Mabel, Charles, and Oliver go over everything they’ve learned over a game of “Oh Hell,” during which they also finally convince Oliver to ditch his burner account. But his little funeral for his online alter ego gives Charles an idea for something that he can still do for Sazz, even in her absence. He can turn tables and be her stunt double for once, stepping in and playing the role of her body so that the patrons at the bar can have the traditional stuntman’s funeral. This involves Charles lying on the pool table as each of them says their goodbyes to Sazz before smashing a breakaway glass bottle over his head. But Glenn accidentally uses a real bottle, briefly knocking Charles out.

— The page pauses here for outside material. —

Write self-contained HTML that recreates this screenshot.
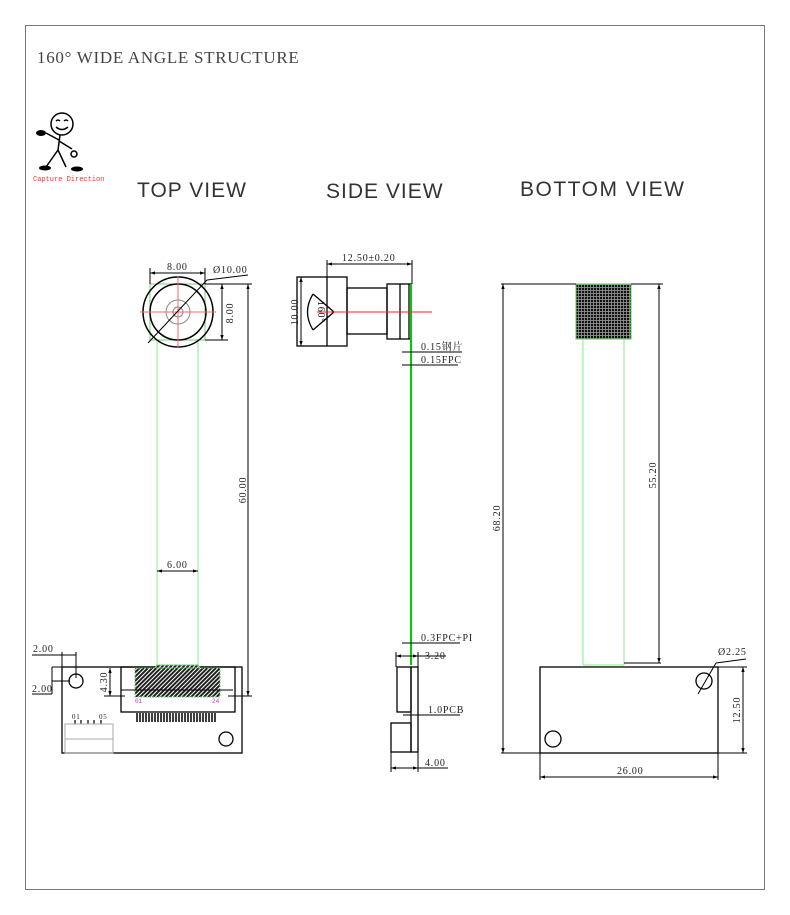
<!DOCTYPE html>
<html><head><meta charset="utf-8"><style>
html,body{margin:0;padding:0;background:#fff;}
svg{display:block;}
.s{font-family:"Liberation Serif","Noto Serif CJK SC",serif;font-size:10px;fill:#222;letter-spacing:0.8px;}
.h{font-family:"Liberation Sans",sans-serif;font-size:21px;fill:#333;letter-spacing:1px;}
</style></head><body>
<svg width="790" height="915" viewBox="0 0 790 915" xmlns="http://www.w3.org/2000/svg">
<defs>
<pattern id="hat" width="3" height="3" patternUnits="userSpaceOnUse" patternTransform="rotate(45)"><rect width="3" height="3" fill="#fff"/><rect width="2" height="3" fill="#222"/></pattern>
<pattern id="grid" width="3" height="3" patternUnits="userSpaceOnUse"><rect width="3" height="3" fill="#999"/><rect width="2.2" height="2.2" fill="#111"/></pattern>
<marker id="a" viewBox="0 0 6 6" refX="6" refY="3" markerWidth="5" markerHeight="5" orient="auto-start-reverse"><path d="M0,1 L6,3 L0,5z" fill="#000"/></marker>
</defs>
<rect x="25.5" y="25.5" width="739" height="864" fill="none" stroke="#777" stroke-width="1"/>
<text x="37" y="63" style="font-family:'Liberation Serif',serif;font-size:17px;fill:#444;letter-spacing:0.7px">160° WIDE ANGLE STRUCTURE</text>

<!-- stick figure -->
<g stroke="#000" stroke-width="1.5" fill="none">
<circle cx="62" cy="124" r="11"/>
<path d="M56,121 q2,-2 4,0 M64,121 q2,-2 4,0 M56,127 q6,5 12,0"/>
<path d="M60,135 L58,150 L46,167 M58,150 L66,167 M59,140 L46,133 M59,141 L72,149"/>
<circle cx="74" cy="154" r="3"/>
</g>
<ellipse cx="41" cy="133" rx="5" ry="3" fill="#000"/>
<ellipse cx="45" cy="168" rx="6" ry="2.5" fill="#000"/>
<ellipse cx="77" cy="169" rx="6" ry="2.5" fill="#000"/>
<text x="33" y="181" style="font-family:'Liberation Mono',monospace;font-size:7px;fill:#f33">Capture Direction</text>

<text class="h" x="137" y="197">TOP VIEW</text>
<text class="h" x="326" y="198">SIDE VIEW</text>
<text class="h" x="520" y="196" style="letter-spacing:1.5px">BOTTOM  VIEW</text>

<!-- TOP VIEW -->
<g fill="none" stroke-width="1">
<rect x="150" y="284" width="55" height="56" stroke="#7c7"/>
<line x1="157" y1="340" x2="157" y2="665" stroke="#8e8"/>
<line x1="198" y1="340" x2="198" y2="665" stroke="#8e8"/>
<circle cx="178" cy="312" r="35" stroke="#000" stroke-width="1.5"/>
<circle cx="178" cy="312" r="28" stroke="#000" stroke-width="1.5"/>
<circle cx="178" cy="312" r="12" stroke="#888"/>
<circle cx="178" cy="312" r="5" stroke="#888"/>
<line x1="140" y1="312" x2="216" y2="312" stroke="#f66"/>
<line x1="178" y1="276" x2="178" y2="348" stroke="#f66"/>
<line x1="148" y1="343" x2="207" y2="280" stroke="#000"/>
<line x1="207" y1="280" x2="248" y2="275" stroke="#000"/>
<g stroke="#000">
<line x1="150" y1="284" x2="150" y2="268"/><line x1="205" y1="284" x2="205" y2="268"/>
<line x1="150" y1="273" x2="205" y2="273" marker-start="url(#a)" marker-end="url(#a)"/>
<line x1="205" y1="284" x2="252" y2="284"/><line x1="205" y1="340" x2="228" y2="340"/>
<line x1="222" y1="284" x2="222" y2="340" marker-start="url(#a)" marker-end="url(#a)"/>
<line x1="248" y1="284" x2="248" y2="696" marker-start="url(#a)" marker-end="url(#a)"/>
<line x1="228" y1="696" x2="252" y2="696"/>
<line x1="157" y1="571" x2="198" y2="571" marker-start="url(#a)" marker-end="url(#a)"/>
</g>
</g>
<text class="s" x="167" y="270">8.00</text>
<text class="s" x="213" y="273">Ø10.00</text>
<text class="s" transform="translate(233,313) rotate(-90)" text-anchor="middle">8.00</text>
<text class="s" transform="translate(246,490) rotate(-90)" text-anchor="middle">60.00</text>
<text class="s" x="167" y="568">6.00</text>

<g fill="none" stroke="#000" stroke-width="1.3">
<rect x="62" y="667" width="180" height="86"/>
<rect x="121" y="667" width="114" height="45"/>
<circle cx="76" cy="681" r="7"/>
<circle cx="226" cy="739" r="7"/>
</g>
<path d="M157,665 L198,665 L200,668 L155,668z" fill="url(#hat)" stroke="#7c7"/>
<rect x="135" y="668" width="85" height="29" fill="url(#hat)" stroke="#7c7" stroke-dasharray="2,1"/>
<line x1="121" y1="690" x2="233" y2="690" stroke="#000"/>
<line x1="104" y1="696" x2="125" y2="696" stroke="#000"/>
<line x1="228" y1="696" x2="235" y2="696" stroke="#000"/>
<g stroke="#111" stroke-width="1.6">
<path d="M137,713v9M140,713v9M143,713v9M146,713v9M149,713v9M152,713v9M155,713v9M158,713v9M161,713v9M164,713v9M167,713v9M170,713v9M173,713v9M176,713v9M179,713v9M182,713v9M185,713v9M188,713v9M191,713v9M194,713v9M197,713v9M200,713v9M203,713v9M206,713v9M209,713v9M212,713v9M215,713v9"/>
</g>
<text x="135" y="703" style="font-family:'Liberation Mono',monospace;font-size:6px;fill:#c3c">01</text>
<text x="212" y="703" style="font-family:'Liberation Mono',monospace;font-size:6px;fill:#c3c">24</text>
<text class="s" x="72" y="719" style="font-size:7px">01</text>
<text class="s" x="99" y="719" style="font-size:7px">05</text>
<g stroke="#000" stroke-width="1.2"><path d="M75,720v4M81,720v4M88,720v4M94,720v4M101,720v4"/></g>
<rect x="65" y="724" width="48" height="29" fill="none" stroke="#aaa"/>
<line x1="65" y1="739" x2="113" y2="739" stroke="#aaa"/>
<g stroke="#000" fill="none">
<line x1="110" y1="668" x2="110" y2="696" marker-start="url(#a)" marker-end="url(#a)"/>
<line x1="32" y1="655" x2="76" y2="655"/><line x1="62" y1="652" x2="62" y2="668"/><line x1="76" y1="652" x2="76" y2="678"/>
<line x1="52" y1="667" x2="62" y2="667"/><line x1="52" y1="681" x2="70" y2="681"/>
<line x1="52" y1="667" x2="52" y2="694"/><line x1="32" y1="694" x2="52" y2="694"/>
</g>
<text class="s" x="33" y="652">2.00</text>
<text class="s" x="32" y="692">2.00</text>
<text class="s" transform="translate(107,682) rotate(-90)" text-anchor="middle">4.30</text>

<!-- SIDE VIEW -->
<g fill="none" stroke="#000" stroke-width="1.3">
<rect x="297" y="277" width="50" height="69"/>
<line x1="327" y1="277" x2="327" y2="346"/>
<rect x="347" y="288" width="40" height="46"/>
<rect x="387" y="284" width="24" height="55"/>
<line x1="400" y1="284" x2="400" y2="339"/><line x1="409" y1="284" x2="409" y2="339"/>
<path d="M313,294 L334,312 L313,330 M313,294 Q302,312 313,330"/>
</g>
<line x1="411" y1="284" x2="411" y2="665" stroke="#0c0" stroke-width="2"/>
<line x1="317" y1="312" x2="432" y2="312" stroke="#f22"/>
<text class="s" transform="translate(318,312) rotate(90)" text-anchor="middle">160°</text>
<g stroke="#000" fill="none">
<line x1="327" y1="264" x2="412" y2="264" marker-start="url(#a)" marker-end="url(#a)"/>
<line x1="412" y1="260" x2="412" y2="284"/><line x1="327" y1="260" x2="327" y2="277"/>
<line x1="301" y1="277" x2="301" y2="346" marker-start="url(#a)" marker-end="url(#a)"/>
<line x1="402" y1="352" x2="462" y2="352"/><line x1="402" y1="365" x2="458" y2="365"/>
<line x1="402" y1="643" x2="460" y2="643"/>
<line x1="396" y1="656" x2="418" y2="656" marker-start="url(#a)" marker-end="url(#a)"/><line x1="418" y1="656" x2="446" y2="656"/>
<line x1="396" y1="652" x2="396" y2="667"/><line x1="418" y1="652" x2="418" y2="667"/>
<line x1="403" y1="715" x2="460" y2="715"/>
<line x1="391" y1="752" x2="391" y2="772"/><line x1="418" y1="752" x2="418" y2="772"/>
<line x1="391" y1="768" x2="418" y2="768" marker-start="url(#a)" marker-end="url(#a)"/><line x1="418" y1="768" x2="448" y2="768"/>
</g>
<g fill="none" stroke="#000" stroke-width="1.3">
<rect x="397" y="667" width="14" height="45"/>
<rect x="411" y="667" width="7" height="85"/>
<rect x="391" y="723" width="20" height="29"/>
</g>
<text class="s" x="342" y="261">12.50±0.20</text>
<text class="s" transform="translate(298,312) rotate(-90)" text-anchor="middle">10.00</text>
<text class="s" x="421" y="350">0.15钢片</text>
<text class="s" x="421" y="363">0.15FPC</text>
<text class="s" x="421" y="641">0.3FPC+PI</text>
<text class="s" x="425" y="659">3.20</text>
<text class="s" x="428" y="713">1.0PCB</text>
<text class="s" x="425" y="766">4.00</text>

<!-- BOTTOM VIEW -->
<rect x="576" y="284" width="55" height="55" fill="url(#grid)" stroke="#5c5"/>
<line x1="583" y1="339" x2="583" y2="665" stroke="#8e8"/>
<line x1="624" y1="339" x2="624" y2="665" stroke="#8e8"/>
<line x1="583" y1="665" x2="624" y2="665" stroke="#8e8"/>
<g fill="none" stroke="#000" stroke-width="1.3">
<rect x="540" y="667" width="178" height="86"/>
<circle cx="553" cy="739" r="8"/>
<circle cx="704" cy="681" r="8"/>
</g>
<g stroke="#000" fill="none">
<line x1="698" y1="694" x2="716" y2="663"/><line x1="716" y1="663" x2="746" y2="659"/>
<line x1="501" y1="284" x2="576" y2="284"/><line x1="631" y1="284" x2="663" y2="284"/>
<line x1="503" y1="284" x2="503" y2="753" marker-start="url(#a)" marker-end="url(#a)"/>
<line x1="501" y1="753" x2="540" y2="753"/>
<line x1="659" y1="284" x2="659" y2="663" marker-start="url(#a)" marker-end="url(#a)"/>
<line x1="624" y1="663" x2="661" y2="663"/>
<line x1="718" y1="667" x2="747" y2="667"/><line x1="718" y1="753" x2="747" y2="753"/>
<line x1="743" y1="667" x2="743" y2="753" marker-start="url(#a)" marker-end="url(#a)"/>
<line x1="540" y1="753" x2="540" y2="780"/><line x1="718" y1="753" x2="718" y2="780"/>
<line x1="540" y1="777" x2="718" y2="777" marker-start="url(#a)" marker-end="url(#a)"/>
</g>
<text class="s" x="718" y="655">Ø2.25</text>
<text class="s" transform="translate(500,518) rotate(-90)" text-anchor="middle">68.20</text>
<text class="s" transform="translate(656,475) rotate(-90)" text-anchor="middle">55.20</text>
<text class="s" transform="translate(740,710) rotate(-90)" text-anchor="middle">12.50</text>
<text class="s" x="617" y="774">26.00</text>
</svg>
</body></html>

In his third state of unconsciousness in this episode, Charles remembers Sazz telling him about her dream to open the Sazz Pataki Impact Academy in her retirement and where exactly she planned to build it. So after coming to, Charles takes Oliver and Mabel to Sazz’s “paradise” — Paradise, New Jersey — where they find Sazz’s unopened academy. After hearing a rustling coming from one of the buildings, they investigate what looks like a hideout and see a familiar face. It’s the Paramount executive, Bev Melon, who points a gun at them and says, “Don’t move, or I’ll blow your fucking brains out.” A cliffhanger where Molly Shannon is making death threats? Sounds like my paradise.